De leur côté, les salariés bénéficient d'une attestation Pôle Emploi, facilitant l'accès aux allocations chômage, les incitant à privilégier la négociation d'une rupture conventionnelle plutôt que de démissionner. Toutefois, malgré ces avantages, l'augmentation de la contribution soulève des questions quant à ses véritables motivations.

 

Et si c'était vraiment pour économiser ?

La rupture conventionnelle connaît un immense succès en France. Selon un rapport de la DARES de 2021, pas moins de 454 000 ruptures conventionnelles individuelles ont été homologuées, et cette tendance à la hausse se poursuit. Ce mode de séparation est préféré à la démission et au licenciement, car il offre une sécurité juridique aux employeurs, limitant ainsi les risques de contentieux. Toutefois, cela a un coût pour l'État, car il doit indemniser les travailleurs qui ne retrouvent pas d'emploi.

Face à cette augmentation des ruptures conventionnelles, le législateur a introduit en 2013 un forfait social de 20 %. Malheureusement, cela n'a pas découragé l'utilisation de cette option. Ainsi, dans la loi du 14 avril 2023 sur le financement rectificatif de la sécurité sociale pour 2023, une nouvelle augmentation du coût de la rupture conventionnelle a été décidée, peut-être pour dissuader les employeurs.

Cependant, cette décision est justifiée en prétendant qu'elle vise à encourager la retraite plutôt que la rupture conventionnelle, avec l'objectif de maintenir les emplois des travailleurs seniors. Il reste à voir si cette incitation à la retraite sera réellement efficace et si les travailleurs seniors optent massivement pour la rupture conventionnelle.

En somme, la rupture conventionnelle demeure une option populaire malgré les tentatives législatives visant à en freiner l'utilisation. Le coût pour l'État et la volonté d'économiser sur les prestations chômage sont des préoccupations sous-jacentes à ces mesures, même si elles sont justifiées en mettant l'accent sur l'incitation à la retraite et la préservation des emplois des travailleurs âgés.

 

Les désavantages de l'ancienneté ?

Les données de la DARES pour l'année 2021 remettent en question l'idée que les seniors utilisent massivement la rupture conventionnelle pour obtenir une préretraite financée par les allocations chômage. Au contraire, elles indiquent que l'augmentation la plus marquée des ruptures conventionnelles concerne la tranche d'âge de 30 à 39 ans, tandis que chez les plus de 50 ans, cette augmentation est plus modérée. Une note de Bruno Coquet du Conseil d'orientation pour l'emploi va dans le même sens, soulignant l'absence de preuves pour soutenir cette hypothèse.

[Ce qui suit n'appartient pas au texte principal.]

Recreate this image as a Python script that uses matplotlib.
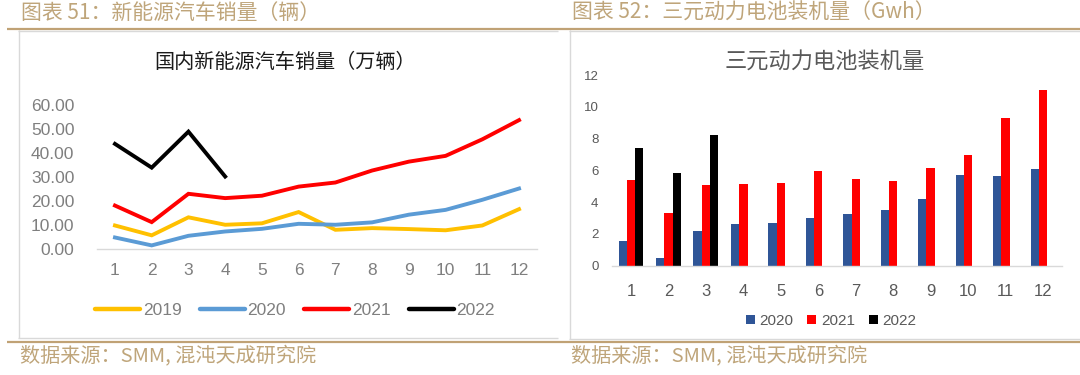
import matplotlib
matplotlib.use("Agg")
import matplotlib.pyplot as plt
from matplotlib.lines import Line2D
import numpy as np

# ---------------- data ----------------
months = list(range(1, 13))
month_labels = [str(m) for m in months]

sales_2019 = [9.8, 5.7, 13.2, 10.1, 10.7, 15.4, 8.0, 8.7, 8.3, 7.8, 9.8, 16.6]
sales_2020 = [4.8, 1.5, 5.5, 7.3, 8.4, 10.5, 10.1, 11.1, 14.3, 16.3, 20.5, 25.2]
sales_2021 = [18.1, 11.2, 23.0, 21.2, 22.2, 26.0, 27.7, 32.7, 36.4, 38.8, 45.7, 53.7]
sales_2022 = [43.8, 33.9, 48.9, 30.2]

tern_2020 = [1.55, 0.50, 2.20, 2.62, 2.66, 2.98, 3.23, 3.50, 4.22, 5.69, 5.62, 6.06]
tern_2021 = [5.39, 3.34, 5.10, 5.16, 5.22, 5.96, 5.45, 5.35, 6.15, 6.96, 9.27, 11.08]
tern_2022 = [7.41, 5.85, 8.22]

left_yticks = [0, 10, 20, 30, 40, 50, 60]
right_yticks = [0, 2, 4, 6, 8, 10, 12]

header_left = "图表 51：新能源汽车销量（辆）"
header_right = "图表 52：三元动力电池装机量（Gwh）"
footer_text = "数据来源：SMM, 混沌天成研究院"
title_left = "国内新能源汽车销量（万辆）"
title_right = "三元动力电池装机量"

# ---------------- style ----------------
W, H = 1080, 375
CJK = ['Noto Sans CJK SC', 'DejaVu Sans']
NUM = ['Liberation Sans', 'DejaVu Sans']
TAN = '#bfa57a'
LINE_TAN = '#c0a275'
BOX = '#d9d9d9'

fig = plt.figure(figsize=(W / 100, H / 100), dpi=100)
fig.patch.set_facecolor('white')


def fx(x):
    return x / W


def fy(y):
    return 1 - y / H


def hline(x0, x1, y, color, lw):
    fig.add_artist(Line2D([fx(x0), fx(x1)], [fy(y), fy(y)], transform=fig.transFigure,
                          color=color, lw=lw, solid_capstyle='butt'))


def vline(x, y0, y1, color, lw):
    fig.add_artist(Line2D([fx(x), fx(x)], [fy(y0), fy(y1)], transform=fig.transFigure,
                          color=color, lw=lw, solid_capstyle='butt'))


# frames
hline(18, 558, 30.5, BOX, 1.0)
hline(18, 558, 337.5, BOX, 1.0)
vline(18.5, 30, 338, BOX, 1.0)
hline(569, 1080, 30.5, BOX, 1.0)
hline(569, 1080, 338.5, BOX, 1.0)
vline(569.5, 30, 339, BOX, 1.0)

# header/footer rules
hline(7, 1080, 28.5, LINE_TAN, 1.6)
hline(7, 1080, 341.5, LINE_TAN, 1.6)

# header and footer texts
fig.text(fx(21), fy(13), header_left, family=CJK, fontsize=15, color=TAN, va='center', ha='left')
fig.text(fx(572), fy(13), header_right, family=CJK, fontsize=15, color=TAN, va='center', ha='left')
fig.text(fx(20), fy(357), footer_text, family=CJK, fontsize=14.5, color=TAN, va='center', ha='left')
fig.text(fx(571), fy(357), footer_text, family=CJK, fontsize=14.5, color=TAN, va='center', ha='left')

# chart titles
fig.text(fx(285), fy(62), title_left, family=CJK, fontsize=14.5, color='#1a1a1a', va='center', ha='center')
fig.text(fx(825), fy(61), title_right, family=CJK, fontsize=16, color='#595959', va='center', ha='center')

# ---------------- left line chart ----------------
axL = fig.add_axes([fx(96.6), 1 - 249 / H, (537.4 - 96.6) / W, 144 / H])
series = [(sales_2019, '#FFC000', '2019'), (sales_2020, '#5B9BD5', '2020'),
          (sales_2021, '#FF0000', '2021'), (sales_2022, '#000000', '2022')]
handles = []
for vals, col, lab in series:
    h, = axL.plot(months[:len(vals)], vals, color=col, lw=2.8, label=lab,
                  solid_joinstyle='miter', clip_on=False)
    handles.append(h)
axL.set_xlim(0.5, 12.5)
axL.set_ylim(0, 60)
axL.set_yticks(left_yticks)
axL.set_yticklabels([f"{v:.2f}" for v in left_yticks])
axL.set_xticks(months)
axL.set_xticklabels(month_labels)
for s in ['top', 'right', 'left']:
    axL.spines[s].set_visible(False)
axL.spines['bottom'].set_color(BOX)
axL.spines['bottom'].set_linewidth(1.0)
axL.tick_params(axis='both', length=0, labelsize=12.5, labelcolor='#7f7f7f')
axL.tick_params(axis='y', pad=16)
axL.tick_params(axis='x', pad=10)
for lab in axL.get_xticklabels() + axL.get_yticklabels():
    lab.set_family(NUM)
axL.patch.set_alpha(0)

legL = fig.legend(handles=handles, loc='center', bbox_to_anchor=(fx(295), fy(310)), ncol=4,
                  frameon=False, handlelength=2.6, handletextpad=0.15, columnspacing=1.05,
                  prop={'family': NUM, 'size': 12.5})
for t in legL.get_texts():
    t.set_color('#7f7f7f')
for l in legL.get_lines():
    l.set_linewidth(3.2)
    l.set_solid_capstyle('round')

# ---------------- right bar chart ----------------
axR = fig.add_axes([fx(612.3), 1 - 265.7 / H, (1061.7 - 612.3) / W, 190.7 / H])
bw = 0.222
x = np.array(months, dtype=float)
b1 = axR.bar(x - bw, tern_2020, width=bw, color='#2F5597', label='2020')
b2 = axR.bar(x, tern_2021, width=bw, color='#FF0000', label='2021')
b3 = axR.bar(x[:len(tern_2022)] + bw, tern_2022, width=bw, color='#000000', label='2022')
axR.set_xlim(0.5, 12.5)
axR.set_ylim(0, 12)
axR.set_yticks(right_yticks)
axR.set_xticks(months)
axR.set_xticklabels(month_labels)
for s in ['top', 'right', 'left']:
    axR.spines[s].set_visible(False)
axR.spines['bottom'].set_color(BOX)
axR.spines['bottom'].set_linewidth(1.0)
axR.tick_params(axis='both', length=0, labelcolor='#595959')
axR.tick_params(axis='y', labelsize=9.5, pad=10)
axR.tick_params(axis='x', labelsize=12, pad=13)
for lab in axR.get_xticklabels() + axR.get_yticklabels():
    lab.set_family(NUM)
axR.patch.set_alpha(0)

legR = fig.legend(handles=[b1, b2, b3], loc='center', bbox_to_anchor=(fx(831), fy(321)), ncol=3,
                  frameon=False, handlelength=0.6, handleheight=0.6, handletextpad=0.3,
                  columnspacing=0.9, prop={'family': NUM, 'size': 11})
for t in legR.get_texts():
    t.set_color('#595959')

fig.savefig('out.png', dpi=100, facecolor='white')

En somme, il n'y a pas d'élément solide étayant l'idée que les seniors abusent de la rupture conventionnelle pour prendre leur retraite anticipée avec des allocations chômage.
Cependant, l'augmentation du coût de la rupture conventionnelle s'inscrit dans la politique gouvernementale de réduction des prestations chômage, ce qui représente une nouvelle source d'économies après l'introduction de la présomption de démission en cas d'abandon de poste.

La question clé est de savoir si cette augmentation du coût incitera les employeurs à recourir moins souvent à la rupture conventionnelle. Il est à noter que la mise en place d'un forfait social en 2013 n'a pas freiné son utilisation, mais la situation économique était alors plus favorable. Aujourd'hui, cette hausse pourrait davantage pénaliser les seniors, qui ont une longue ancienneté, mais ne sont pas encore en âge de prendre leur retraite. Cela dit, pour les salariés avec une ancienneté plus courte, une augmentation de 10 % du coût aura moins d'impact.